Amendment by Pub. L. 97–448 effective, except as otherwise provided, as if it had been included in the provision of the Economic Recovery Tax Act of 1981, Pub. L. 97–34, to which such amendment relates, see section 109 of Pub. L. 97–448, set out as a note under section 1 of this title.

Effective Date of 1981 Amendment

Pub. L. 97–34, title I, §126(b), Aug. 13, 1981, 95 Stat. 202, provided that: "The amendment made by subsection (a) [amending this section] shall apply to payments made after June 30, 1981, pursuant to sales or exchanges after such date."

Effective Date of 1976 Amendment

Amendment by section 1901(b)(3)(B) of Pub. L. 94–455 effective for taxable years beginning after Dec. 31, 1976, see section 1901(d) of Pub. L. 94–455, set out as a note under section 2 of this title.

Effective Date

Section applicable to payments made after Dec. 31, 1963, on account of sales or exchanges of property after June 30, 1963, other than a sale or exchange pursuant to written contract, including an irrevocable written option, entered into before July 1, 1963, see section 224(d) of Pub. L. 88–272, set out as an Effective Date of 1964 Amendment note under section 163 of this title.

Plan Amendments Not Required Until January 1, 1989

For provisions directing that if any amendments made by subtitle A or subtitle C of title XI [§§1101–1147 and 1171–1177] or title XVIII [§§1800–1899A] of Pub. L. 99–514 require an amendment to any plan, such plan amendment shall not be required to be made before the first plan year beginning on or after Jan. 1, 1989, see section 1140 of Pub. L. 99–514, as amended, set out as a note under section 401 of this title.

Treatment of Transfers of Land Between Related Parties

Pub. L. 99–514, title XVIII, §1803(a)(9), Oct. 22, 1986, 100 Stat. 2794, provided that: "In the case of any sale or exchange before July 1, 1985, to which section 483(f) of the Internal Revenue Code of 1954 [now 1986] (as in effect on the day before the date of the enactment of Public Law 99–121 [Oct. 11, 1985]) applies, such section shall be treated as providing that the discount rate to be used for purposes of section 483(c)(1) of such Code shall be 6 percent, compounded semiannually."

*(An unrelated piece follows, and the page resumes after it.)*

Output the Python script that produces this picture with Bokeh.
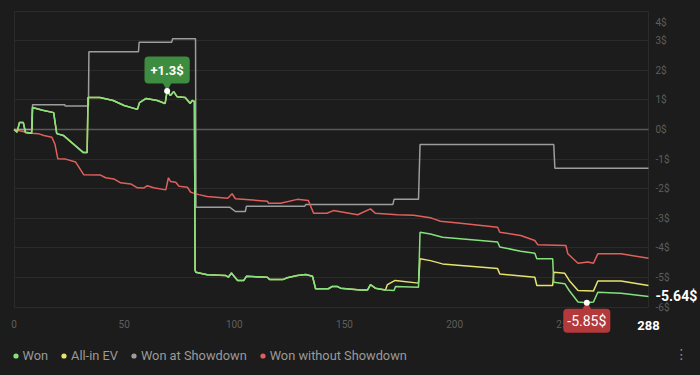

Transitional Rule for Purposes of Imputed Interest Rules

Provisions, respecting treatment of debt instruments received in exchange for property, relating to special rules for sales after Dec. 31, 1984, and before July 1, 1985, general rule for assumptions of loans, exception for assumptions of loans made on or before Oct. 15, 1984, and exception for assumptions of loans with respect to certain property, see section 44(b)(4)–(7) of Pub. L. 98–369, as amended, set out as an Effective Date note under section 1271 of this title.